Yale-Loehr Joins NYSBA Special Committee on Immigration
One of the nation's preeminent authorities on immigration and asylum law, Stephen Yale-Loehr, Adjunct Professor of Law at Cornell Law School, Co-Director of the Immigrant Appellate Law and Advocacy Clinic, and Attorney of Counsel at the Ithaca law firm Miller Mayer LLP, was named to the New York State Bar Association's Special Committee on Immigration Representation. The committee, which is charged with drafting recommendations to improve immigrant representation in New York State, is expected to deliver its findings in April 2012.
"Stephen Yale-Loehr's expertise in immigration law is second to none, which makes us very excited to have him on this committee," said Joanne Macri, committee co-chair and Director of the Criminal Defense Immigration Project of the New York State Defenders Association. "Immigration is an enormously complex field that is changing every day, not only through case law but also through policy and practice. To create a practical, effective set of standards requires someone with Stephen's vast knowledge and experience."

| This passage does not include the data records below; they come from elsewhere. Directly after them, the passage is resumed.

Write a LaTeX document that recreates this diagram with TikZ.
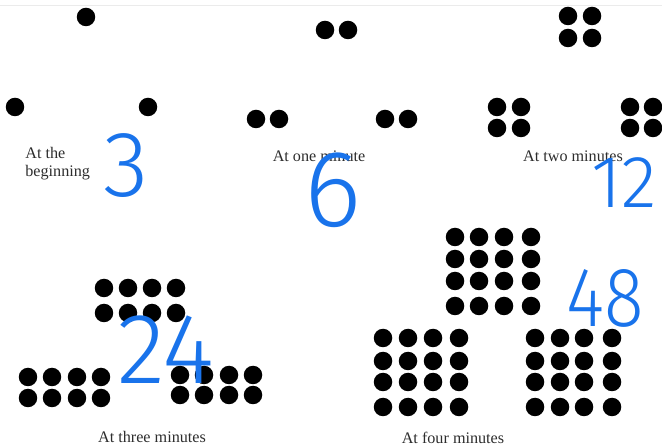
\documentclass[tikz,border=0pt]{standalone}
\usepackage{fontspec}
\setmainfont{Liberation Serif}
\newfontfamily\handfont{Fira Sans Light}
\definecolor{inkblue}{RGB}{25,115,235}
\definecolor{labelgray}{RGB}{45,45,45}

\begin{document}
\begin{tikzpicture}[
  x=0.02cm, y=-0.02cm,
  dot/.style={circle, fill=black, inner sep=0pt, minimum size=0.37cm},
  caption/.style={text=labelgray, font=\fontsize{9.2}{10.2}\selectfont, inner sep=0pt},
  tally/.style={text=inkblue, inner sep=0pt}
]
\useasboundingbox (0,0) rectangle (662,448);
\draw [black!8] (0,5) -- (662,5);

% at the beginning
\node (b-top) [dot] at (86,17) {};
\node (b-left) [dot] at (15,107) {};
\node (b-right) [dot] at (148,107) {};
\node (cap0) [caption, anchor=west, align=left] at (25,164) {At the\\beginning};
\node (n0) [tally, font=\handfont\fontsize{53}{53}\selectfont] at (126,166) {3};

% at one minute
\foreach \x [count=\i] in {325,348} \node (m1-top-\i) [dot] at (\x,30) {};
\foreach \x [count=\i] in {256,279} \node (m1-left-\i) [dot] at (\x,119) {};
\foreach \x [count=\i] in {385,408} \node (m1-right-\i) [dot] at (\x,119) {};
\node (cap1) [caption] at (319,156) {At one minute};
\node (n1) [tally, font=\handfont\fontsize{62}{62}\selectfont] at (333,190) {6};

% at two minutes
\foreach \x [count=\i] in {568,592}
  \foreach \y [count=\j] in {16,38} \node (m2-top-\i-\j) [dot] at (\x,\y) {};
\foreach \x [count=\i] in {497,521}
  \foreach \y [count=\j] in {107,128} \node (m2-left-\i-\j) [dot] at (\x,\y) {};
\foreach \x [count=\i] in {630,653}
  \foreach \y [count=\j] in {107,128} \node (m2-right-\i-\j) [dot] at (\x,\y) {};
\node (cap2) [caption] at (573,156) {At two minutes};
\node (n2) [tally, font=\handfont\fontsize{42}{42}\selectfont] at (624,183) {12};

% at three minutes
\foreach \x [count=\i] in {104,128,152,176}
  \foreach \y [count=\j] in {288,313} \node (m3-top-\i-\j) [dot] at (\x,\y) {};
\foreach \x [count=\i] in {28,52,77,101}
  \foreach \y [count=\j] in {377,398} \node (m3-left-\i-\j) [dot] at (\x,\y) {};
\foreach \x [count=\i] in {180,204,229,253}
  \foreach \y [count=\j] in {375,395} \node (m3-right-\i-\j) [dot] at (\x,\y) {};
\node (cap3) [caption] at (152,437) {At three minutes};
\node (n3) [tally, font=\handfont\fontsize{57}{57}\selectfont] at (166,350) {24};

% at four minutes
\foreach \x [count=\i] in {455,479,504,531}
  \foreach \y [count=\j] in {237,259,281,306} \node (m4-top-\i-\j) [dot] at (\x,\y) {};
\foreach \x [count=\i] in {383,408,433,459}
  \foreach \y [count=\j] in {338,361,382,407} \node (m4-left-\i-\j) [dot] at (\x,\y) {};
\foreach \x [count=\i] in {535,560,584,612}
  \foreach \y [count=\j] in {338,361,382,407} \node (m4-right-\i-\j) [dot] at (\x,\y) {};
\node (cap4) [caption] at (453,438) {At four minutes};
\node (n4) [tally, xscale=0.87, font=\handfont\fontsize{48}{48}\selectfont] at (605,298) {48};

\end{tikzpicture}
\end{document}
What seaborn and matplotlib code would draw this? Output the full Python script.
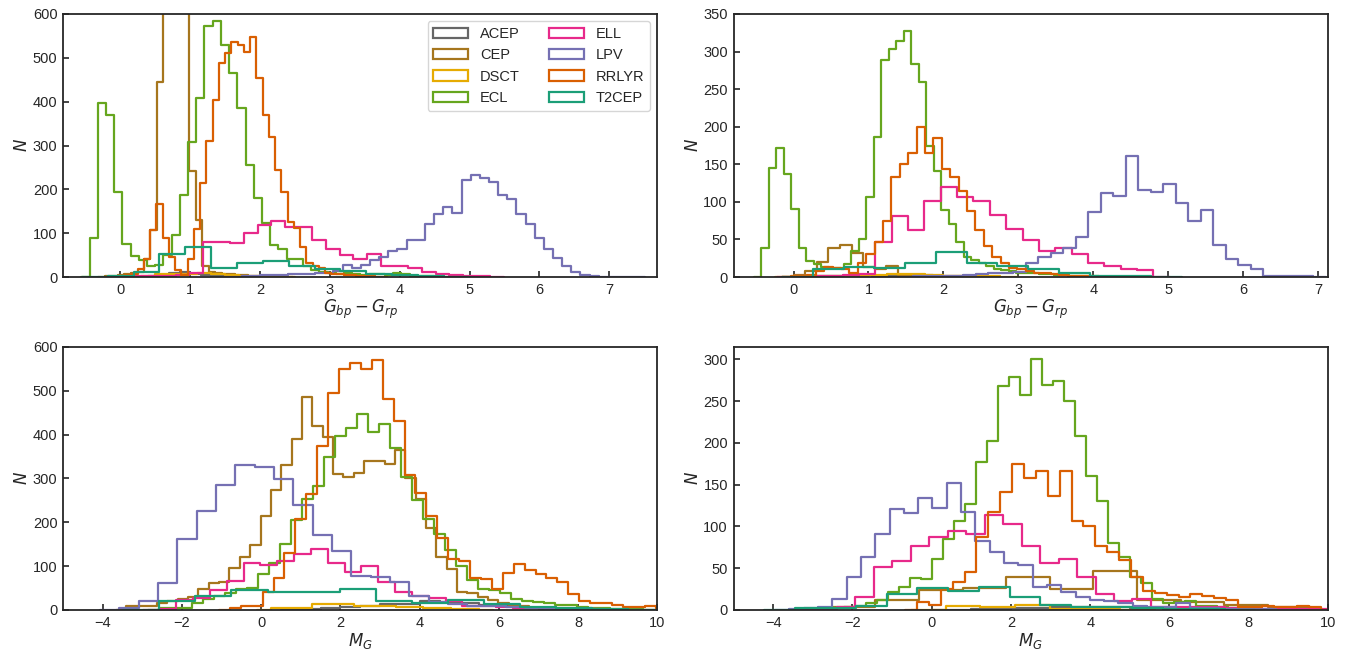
import numpy as np
import pandas as pd
import seaborn as sns
import matplotlib
matplotlib.use("Agg")
import matplotlib.pyplot as plt
from matplotlib.patches import Patch

# variable classes, colours follow Dark2 reversed
classes = ["ACEP", "CEP", "DSCT", "ECL", "ELL", "LPV", "RRLYR", "T2CEP"]

# each entry: (first bin edge, bin width, counts per bin)
# top-left : colour, full sample
color_all = {
    "ACEP": (0.40, 0.15, [2, 5, 10, 12, 8, 4, 3, 2, 1]),
    "CEP": (-0.22, 0.093, [2, 3, 5, 8, 10, 12, 40, 107, 446, 800, 1100, 1000, 750, 242, 130, 25,
                           12, 10, 8, 6, 5, 4, 3, 3, 2, 2, 1, 1]),
    "DSCT": (0.30, 0.20, [3, 6, 8, 8, 9, 7, 5, 3, 2, 1]),
    "ECL": (-0.44, 0.1175, [90, 396, 370, 195, 75, 47, 38, 24, 28, 50, 96, 187, 308, 408, 573, 583,
                            529, 465, 386, 255, 180, 123, 73, 64, 40, 40, 24, 15, 12, 10, 8, 10,
                            8, 5, 8, 6, 4, 10, 6, 3, 2, 2, 1, 1]),
    "ELL": (0.006, 0.196, [1, 2, 3, 3, 5, 10, 80, 80, 78, 100, 118, 128, 115, 113, 84, 64, 50, 41,
                           53, 25, 26, 20, 12, 7, 5, 3, 3]),
    "LPV": (1.61, 0.131, [1, 2, 3, 4, 4, 5, 6, 7, 8, 10, 10, 14, 27, 20, 27, 39, 46, 60, 65, 84, 84,
                          122, 144, 159, 147, 221, 233, 225, 216, 187, 177, 144, 121, 90, 63, 43,
                          24, 12, 5, 2, 1, 1, 1, 1]),
    "RRLYR": (0.07, 0.0894, [5, 8, 18, 41, 107, 167, 90, 46, 15, 5, 40, 110, 214, 310, 404, 488, 511,
                             535, 530, 514, 548, 453, 370, 320, 244, 195, 126, 111, 69, 33, 24, 20,
                             10, 8, 6, 5, 4, 3, 2, 2, 1]),
    "T2CEP": (-0.18, 0.37, [3, 12, 52, 69, 20, 32, 37, 24, 18, 14, 8, 5, 3]),
}

# top-right : colour, second sample
color_sub = {
    "ACEP": (0.30, 0.25, [1, 2, 3, 2, 1]),
    "CEP": (0.0, 0.155, [3, 8, 20, 38, 42, 32, 13, 10, 15, 3, 2, 3, 1, 2, 1]),
    "DSCT": (0.0, 0.25, [1, 2, 1, 2, 3, 4, 4, 3, 2, 1, 1]),
    "ECL": (-0.43, 0.10, [39, 145, 172, 137, 90, 39, 21, 17, 13, 12, 12, 17, 35, 50, 107, 186, 289,
                          304, 314, 328, 283, 259, 174, 141, 89, 70, 47, 26, 23, 19, 14, 10, 9, 8,
                          6, 6, 5, 4, 4, 3, 3, 2, 2, 1, 1]),
    "ELL": (0.003, 0.218, [1, 1, 2, 3, 4, 47, 81, 62, 101, 120, 107, 101, 82, 64, 49, 35, 38, 31,
                           18, 15, 11, 9]),
    "LPV": (1.60, 0.1667, [1, 1, 2, 2, 3, 4, 5, 6, 7, 18, 27, 32, 39, 53, 87, 112, 108, 161, 116, 113,
                           124, 99, 74, 89, 42, 24, 16, 11, 2, 1, 1, 1]),
    "RRLYR": (-0.038, 0.112, [1, 2, 3, 8, 13, 12, 10, 5, 18, 31, 47, 75, 133, 151, 165, 199, 165,
                              185, 144, 133, 115, 88, 62, 41, 27, 18, 12, 10, 8, 6, 5, 4, 3, 2, 2, 1]),
    "T2CEP": (0.26, 0.41, [11, 13, 12, 18, 33, 19, 14, 10, 5, 2, 1]),
}

# bottom-left : absolute magnitude, full sample
mag_all = {
    "ACEP": (1.0, 0.5, [2, 4, 6, 10, 14, 14, 20, 18, 15, 12, 8, 5, 3, 2, 1]),
    "CEP": (-3.41, 0.261, [8, 8, 10, 15, 20, 25, 30, 47, 61, 63, 95, 120, 148, 214, 273, 330, 389,
                           486, 420, 395, 311, 303, 313, 339, 340, 334, 366, 300, 254, 186, 121, 93,
                           40, 38, 29, 22, 15, 10, 8, 5, 4, 3, 2, 2, 1, 1]),
    "DSCT": (0.24, 0.35, [5, 5, 5, 13, 14, 14, 9, 8, 8, 6, 6, 5, 4, 3, 2]),
    "ECL": (-2.58, 0.2778, [5, 5, 5, 17, 25, 32, 38, 47, 50, 82, 108, 151, 205, 254, 282, 350, 398,
                            415, 448, 405, 424, 370, 303, 252, 208, 173, 136, 100, 68, 48, 45, 38,
                            24, 20, 18, 15, 11, 12, 7, 5, 4, 3, 2, 2]),
    "ELL": (-2.57, 0.425, [3, 23, 27, 45, 66, 108, 102, 111, 127, 139, 108, 87, 100, 64, 42, 32, 28,
                           20, 10, 9, 6, 5, 4, 3, 2, 2]),
    "LPV": (-3.58, 0.488, [5, 21, 62, 161, 226, 286, 330, 326, 298, 239, 170, 134, 78, 76, 63, 32,
                           19, 14, 10, 8, 6, 4, 3, 2, 2, 1, 1]),
    "RRLYR": (-0.79, 0.2755, [5, 9, 10, 40, 72, 129, 208, 265, 373, 496, 549, 564, 549, 570, 481, 432,
                              307, 267, 214, 165, 117, 112, 72, 71, 47, 85, 106, 91, 82, 72, 64, 36,
                              20, 17, 15, 11, 6, 7, 10]),
    "T2CEP": (-2.57, 0.91, [21, 33, 45, 40, 42, 48, 21, 16, 23, 13, 7, 4, 2, 1]),
}

# bottom-right : absolute magnitude, second sample
mag_sub = {
    "ACEP": (1.0, 1.0, [1, 2, 3, 3, 2, 1]),
    "CEP": (-2.52, 1.10, [3, 12, 24, 26, 40, 25, 47, 12, 10, 6, 3]),
    "DSCT": (0.35, 0.88, [5, 3, 6, 1, 1]),
    "ECL": (-2.76, 0.277, [1, 2, 4, 5, 8, 12, 21, 27, 38, 37, 61, 85, 107, 127, 177, 202, 268, 279,
                           258, 301, 270, 274, 250, 208, 161, 130, 80, 63, 40, 32, 13, 8, 9, 11, 5,
                           5, 3, 2, 2]),
    "ELL": (-2.856, 0.466, [1, 4, 16, 51, 59, 77, 88, 95, 91, 114, 103, 77, 56, 61, 39, 19, 11, 13, 4,
                            3, 3, 3, 2, 2, 1, 1, 1, 1]),
    "LPV": (-3.59, 0.361, [1, 2, 4, 13, 39, 64, 91, 121, 116, 134, 122, 152, 117, 83, 70, 56, 54, 27,
                           30, 22, 15, 12, 11, 8, 5, 3, 4, 8, 2, 2, 1, 1, 1, 1]),
    "RRLYR": (-0.37, 0.30, [10, 6, 25, 33, 45, 87, 117, 141, 175, 158, 166, 137, 166, 107, 101, 77,
                            70, 60, 40, 23, 20, 18, 15, 19, 17, 14, 12, 4, 4, 5, 3, 3, 5, 3]),
    "T2CEP": (-3.46, 0.775, [2, 2, 5, 19, 26, 23, 27, 15, 6, 4, 3, 2, 1, 1]),
}

panels = [color_all, color_sub, mag_all, mag_sub]
xlabels = [r"$G_{bp} - G_{rp}$", r"$G_{bp} - G_{rp}$", r"$M_G$", r"$M_G$"]
xlims = [(-0.82, 7.69), (-0.8, 7.13), (-5, 10), (-5, 10)]
ylims = [(0, 600), (0, 350), (0, 600), (0, 315)]

sns.set_theme(style="ticks")
plt.rcParams["font.family"] = ["Liberation Sans", "DejaVu Sans"]
plt.rcParams["xtick.direction"] = "in"
plt.rcParams["ytick.direction"] = "in"
palette = dict(zip(classes, sns.color_palette("Dark2_r", 8)))

fig, axes = plt.subplots(2, 2, figsize=(13.53, 6.54), dpi=100)
fig.subplots_adjust(left=0.0466, right=0.9815, top=0.9786, bottom=0.0673,
                    hspace=0.266, wspace=0.128)

for ax, data, xl, xlim, ylim in zip(axes.flat, panels, xlabels, xlims, ylims):
    for name in classes:
        start, width, counts = data[name]
        # an empty bin on each side closes the step outline at the baseline
        n = np.concatenate([[0], counts, [0]])
        edges = start + width * np.arange(-1, len(counts) + 2)
        df = pd.DataFrame({"x": (edges[:-1] + edges[1:]) / 2, "n": n})
        sns.histplot(data=df, x="x", weights="n", bins=list(edges), element="step", fill=False,
                     color=palette[name], linewidth=1.6, ax=ax)
    ax.set_xlim(xlim)
    ax.set_ylim(ylim)
    ax.set_xlabel(xl, fontsize=12, labelpad=1)
    ax.set_ylabel("$N$", fontsize=12, labelpad=2)
    ax.tick_params(labelsize=10.5, length=4, width=1.2, pad=4)
    for s in ax.spines.values():
        s.set_visible(True)
        s.set_linewidth(1.3)

handles = [Patch(facecolor="none", edgecolor=palette[c], linewidth=1.6, label=c) for c in classes]
axes[0, 0].legend(handles=handles, ncol=2, loc="upper right", fontsize=10.5,
                  handlelength=2.4, columnspacing=2.0, frameon=True)

fig.savefig("out.png", dpi=100)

The committee's challenges are clear: Unlike defendants in criminal court, noncitizens in immigration hearings are not entitled to free legal counsel. Most detainees appear without representation, and the vast majority of those with counsel are represented by private attorneys, with clinics and pro bono attorneys accounting for fewer than two percent of cases. The newly-released New York Immigrant Representation Study, which identified legal counsel as the most important factor in a successful outcome, described a "significant unmet need for competent representation."
"Outcomes should not be determined by whether a person has an attorney," said Yale-Loehr, who co-authored a recent article in the Cornell International Law Journal that argued that people fleeing persecution have a constitutional right to counsel in immigration proceedings. "It is critical to have trained, effective representation for immigrants, and this committee's work is an important step toward that goal."
The committee will seek input from immigration judges and attorneys, and along with developing written standards for representation, will recommend ways to improve continuing legal education, create referral services to assist respondents, and expand pro bono opportunities around the state. "By drafting concrete proposals to increase the quantity and quality of attorneys assisting immigrants," said Yale-Loehr, "and by implementing those recommendations here in our clinic, we continue to make immigrant representation an essential part of Cornell Law School's mission to educate lawyers in the best sense."